A federal judge on Friday rejected Rudy Giuliani’s request to block prosecutors from reviewing materials seized from his home and office through a search warrant last month, allowing the Justice Department to inspect electronic devices and files as well as other materials seized from the former President Trump’s personal attorney.
In his ruling, District Judge J. Paul Oetken rejected Giuliani’s efforts to mount a legal challenge to the search warrant and ordered the former mayor and the Justice Department to confer and come up with recommendations for the court-appointed special master to review the materials, according to The Hill.

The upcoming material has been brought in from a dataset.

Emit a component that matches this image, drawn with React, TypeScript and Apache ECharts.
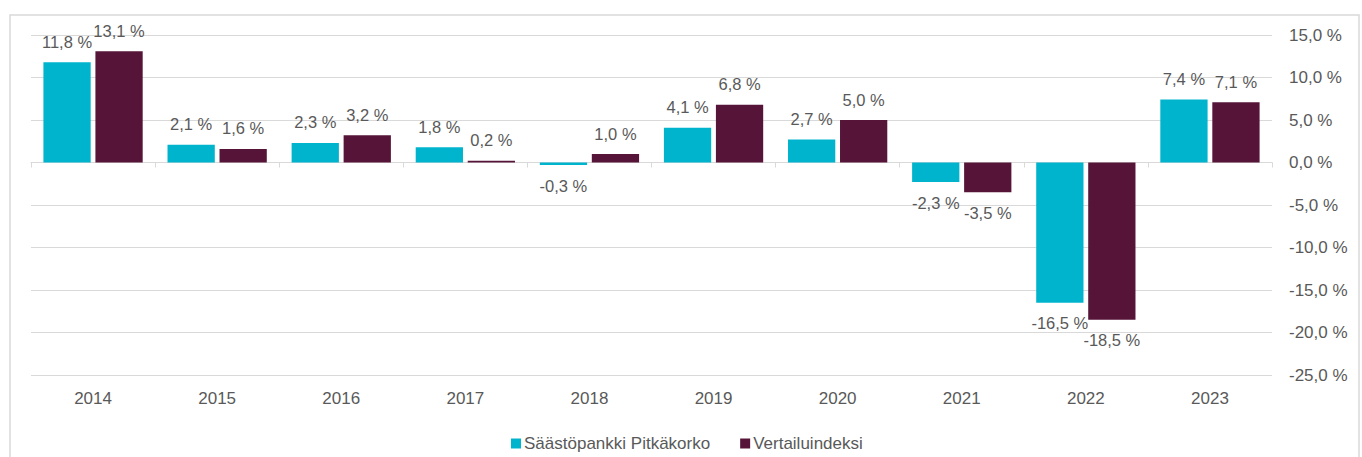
import React, { useEffect, useRef } from "react";
import * as echarts from "echarts";

const categories = ["2014", "2015", "2016", "2017", "2018", "2019", "2020", "2021", "2022", "2023"];
const seriesNames = ["Säästöpankki Pitkäkorko", "Vertailuindeksi"];
const pitkakorko = [11.8, 2.1, 2.3, 1.8, -0.3, 4.1, 2.7, -2.3, -16.5, 7.4];
const vertailu = [13.1, 1.6, 3.2, 0.2, 1.0, 6.8, 5.0, -3.5, -18.5, 7.1];
const colors = ["#00B4CE", "#561538"];

const fmt = (v: number) => v.toFixed(1).replace(".", ",") + " %";
const FONT = "Liberation Sans, Arial, sans-serif";
const TXT = "#595959";

export default function App() {
  const ref = useRef<HTMLDivElement>(null);
  useEffect(() => {
    if (!ref.current) return;
    const chart = echarts.init(ref.current, undefined, { renderer: "svg" });
    const mkData = (arr: number[]) =>
      arr.map((v) => ({
        value: v,
        label: { position: v < 0 ? "bottom" : "top" },
      }));
    const mkSeries = (name: string, arr: number[], color: string) => ({
      name,
      type: "bar",
      xAxisIndex: 0,
      data: mkData(arr),
      itemStyle: { color },
      barCategoryGap: "20%",
      barGap: "10%",
      label: {
        show: true,
        distance: 12,
        color: TXT,
        fontSize: 16.5,
        fontFamily: FONT,
        formatter: (p: any) => fmt(p.value),
      },
    });
    chart.setOption({
      animation: false,
      textStyle: { fontFamily: FONT },
      graphic: [
        {
          type: "rect",
          shape: { x: 10, y: 15, width: 1349, height: 460 },
          style: { fill: "none", stroke: "#d9d9d9", lineWidth: 1.5 },
          z: -1,
        },
      ],
      grid: { left: 31, right: 90, top: 35, bottom: 82, containLabel: false },
      legend: {
        data: seriesNames,
        left: 506,
        top: 430,
        itemWidth: 10,
        itemHeight: 10,
        itemGap: 30,
        icon: "rect",
        textStyle: { color: TXT, fontSize: 17, fontFamily: FONT, padding: [0, 0, 0, -2] },
      },
      xAxis: [
        {
          type: "category",
          data: categories,
          position: "bottom",
          axisLine: { show: false, onZero: false },
          axisTick: { show: false },
          axisLabel: { color: TXT, fontSize: 17, fontFamily: FONT, margin: 15 },
        },
        {
          type: "category",
          data: categories,
          position: "top",
          axisLine: { show: true, onZero: true, lineStyle: { color: "#d9d9d9", width: 1 } },
          axisTick: { show: true, inside: true, length: 5, lineStyle: { color: "#d9d9d9" } },
          axisLabel: { show: false },
        },
      ],
      yAxis: {
        type: "value",
        position: "right",
        min: -25,
        max: 15,
        interval: 5,
        axisLine: { show: false },
        axisTick: { show: false },
        splitLine: { lineStyle: { color: "#d9d9d9", width: 1 } },
        axisLabel: {
          color: TXT,
          fontSize: 17,
          fontFamily: FONT,
          margin: 17,
          formatter: (v: number) => fmt(v),
        },
      },
      series: [
        mkSeries(seriesNames[0], pitkakorko, colors[0]),
        mkSeries(seriesNames[1], vertailu, colors[1]),
      ],
    });
    return () => chart.dispose();
  }, []);
  return (
    <div
      ref={ref}
      style={{ position: "fixed", left: 0, top: 0, width: 1362, height: 457, background: "#fff" }}
    />
  );
}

“Giuliani requests that the Court unseal the affidavits submitted in support of the 2019 and 2021 warrants so he can challenge their legality,” the judge wrote in a seven-page decision. “But he is not entitled to a preview of the Government’s evidence in an ongoing investigation before he has been charged with a crime.”
The judge said a special master would help alleviate concerns that prosecutors might interfere with the attorney-client privileges of Giuliani and Toensing.
“The Court agrees that the appointment of a special master is warranted here to ensure the perception of fairness,” Oetken wrote. “The special master will expeditiously conduct a filter review of the April 2021 warrant materials for potentially privileged documents, and that review can be informed by Giuliani’s and Toensing’s parallel review of the same materials.”
As noted by The Hill, “the ruling echoes the early stages of the federal investigation into Michael Cohen, another former attorney for Trump, that ultimately led to a three-year prison sentence on various fraud charges” and that few of the seized documents, in that case, were protected under attorney-client privilege.